*What is asked:*
Give back the full listing, character for character, with no pictures.

— Begin Collected data —

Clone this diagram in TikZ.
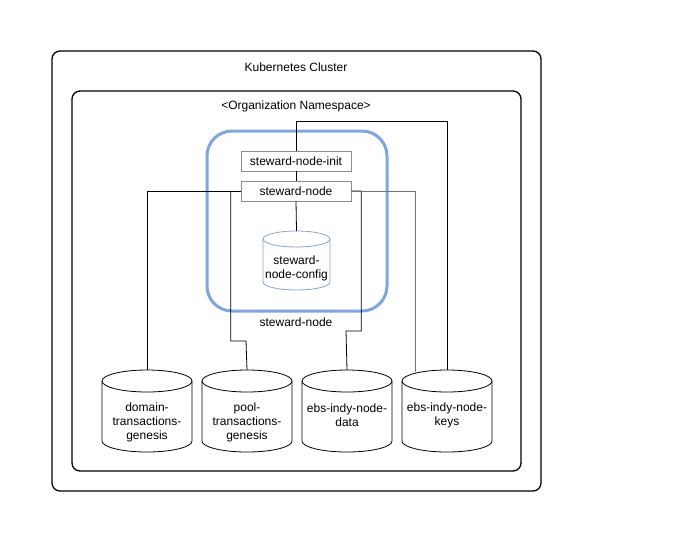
\documentclass[tikz,border=0pt]{standalone}
\usepackage{fontspec}
\setmainfont{Liberation Sans}
\begin{document}
\begin{tikzpicture}[x=1pt,y=1pt,font=\fontsize{12}{14}\selectfont,
  box/.style={draw=black!45,line width=0.6pt,minimum width=110pt,minimum height=20pt,inner sep=0pt},
  lbl/.style={align=center,inner sep=0pt},
  wire/.style={line width=0.8pt}]
\useasboundingbox (0,0) rectangle (692,-552);
\draw[line width=1.3pt,rounded corners=8pt] (52,-51) rectangle (541,-491);
\node[lbl] (k8s) at (296,-67) {Kubernetes Cluster};
\draw[line width=1.3pt,rounded corners=8pt] (72,-91) rectangle (521,-471);
\node[lbl] (ns) at (296,-106) {<Organization Namespace>};
\draw[draw={rgb,255:red,126;green,166;blue,224},line width=3pt,rounded corners=25pt] (207,-131) rectangle (387,-311);
\node[lbl] (podlbl) at (296,-322) {steward-node};
\node[box] (init) at (296,-161) {steward-node-init};
\node[box] (sn) at (296,-191) {steward-node};
% cylinders
\newcommand\mycyl[7]{% name, left, top, width, height, ry, color
  \draw[#7,line width=0.8pt,fill=white] (#2,-#3-#6) -- (#2,-#3-#5+#6) arc[start angle=180,end angle=360,x radius=#4/2,y radius=#6] -- (#2+#4,-#3-#6);
  \draw[#7,line width=0.8pt] (#2+#4/2,-#3-#6) ellipse[x radius=#4/2,y radius=#6];
  \coordinate (#1) at (#2+#4/2,-#3);}
\mycyl{cfg}{263}{231}{67}{59}{8}{draw={rgb,255:red,126;green,166;blue,224}}
\node[lbl] (cfgt) at (296.5,-268) {steward-\\node-config};
\mycyl{dom}{102}{370}{90}{82}{11}{draw=black}
\mycyl{pool}{202}{370}{90}{82}{11}{draw=black}
\mycyl{data}{302}{370}{90}{82}{11}{draw=black}
\mycyl{keys}{402}{370}{90}{82}{11}{draw=black}
\node[lbl] (domt) at (147,-422) {domain-\\transactions-\\genesis};
\node[lbl] (poolt) at (247,-422) {pool-\\transactions-\\genesis};
\node[lbl] (datat) at (347,-415) {ebs-indy-node-\\data};
\node[lbl] (keyst) at (447,-415) {ebs-indy-node-\\keys};
% wires
\draw[wire] (init.north) -- ++(0,29) -| (keys);
\draw[wire] (init) -- (sn);
\draw[wire] (sn.south) -- (cfg);
\draw[wire] (sn.west) -| (dom);
\draw[wire] (sn.west) ++(-10,0) |- (246,-341) -- (pool);
\draw[wire] (sn.east) -- ++(10,0) |- (346,-331) -- (data);
\draw[line width=1pt,black!55] (sn.east) -| (415,-372);
\end{tikzpicture}
\end{document}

— End Collected data —

*Result for this task:*
Clone this diagram in TikZ.
\documentclass[tikz,border=0pt]{standalone}
\usepackage{fontspec}
\setmainfont{Liberation Sans}
\begin{document}
\begin{tikzpicture}[x=1pt,y=1pt,font=\fontsize{12}{14}\selectfont,
  box/.style={draw=black!45,line width=0.6pt,minimum width=110pt,minimum height=20pt,inner sep=0pt},
  lbl/.style={align=center,inner sep=0pt},
  wire/.style={line width=0.8pt}]
\useasboundingbox (0,0) rectangle (692,-552);
\draw[line width=1.3pt,rounded corners=8pt] (52,-51) rectangle (541,-491);
\node[lbl] (k8s) at (296,-67) {Kubernetes Cluster};
\draw[line width=1.3pt,rounded corners=8pt] (72,-91) rectangle (521,-471);
\node[lbl] (ns) at (296,-106) {<Organization Namespace>};
\draw[draw={rgb,255:red,126;green,166;blue,224},line width=3pt,rounded corners=25pt] (207,-131) rectangle (387,-311);
\node[lbl] (podlbl) at (296,-322) {steward-node};
\node[box] (init) at (296,-161) {steward-node-init};
\node[box] (sn) at (296,-191) {steward-node};
% cylinders
\newcommand\mycyl[7]{% name, left, top, width, height, ry, color
  \draw[#7,line width=0.8pt,fill=white] (#2,-#3-#6) -- (#2,-#3-#5+#6) arc[start angle=180,end angle=360,x radius=#4/2,y radius=#6] -- (#2+#4,-#3-#6);
  \draw[#7,line width=0.8pt] (#2+#4/2,-#3-#6) ellipse[x radius=#4/2,y radius=#6];
  \coordinate (#1) at (#2+#4/2,-#3);}
\mycyl{cfg}{263}{231}{67}{59}{8}{draw={rgb,255:red,126;green,166;blue,224}}
\node[lbl] (cfgt) at (296.5,-268) {steward-\\node-config};
\mycyl{dom}{102}{370}{90}{82}{11}{draw=black}
\mycyl{pool}{202}{370}{90}{82}{11}{draw=black}
\mycyl{data}{302}{370}{90}{82}{11}{draw=black}
\mycyl{keys}{402}{370}{90}{82}{11}{draw=black}
\node[lbl] (domt) at (147,-422) {domain-\\transactions-\\genesis};
\node[lbl] (poolt) at (247,-422) {pool-\\transactions-\\genesis};
\node[lbl] (datat) at (347,-415) {ebs-indy-node-\\data};
\node[lbl] (keyst) at (447,-415) {ebs-indy-node-\\keys};
% wires
\draw[wire] (init.north) -- ++(0,29) -| (keys);
\draw[wire] (init) -- (sn);
\draw[wire] (sn.south) -- (cfg);
\draw[wire] (sn.west) -| (dom);
\draw[wire] (sn.west) ++(-10,0) |- (246,-341) -- (pool);
\draw[wire] (sn.east) -- ++(10,0) |- (346,-331) -- (data);
\draw[line width=1pt,black!55] (sn.east) -| (415,-372);
\end{tikzpicture}
\end{document}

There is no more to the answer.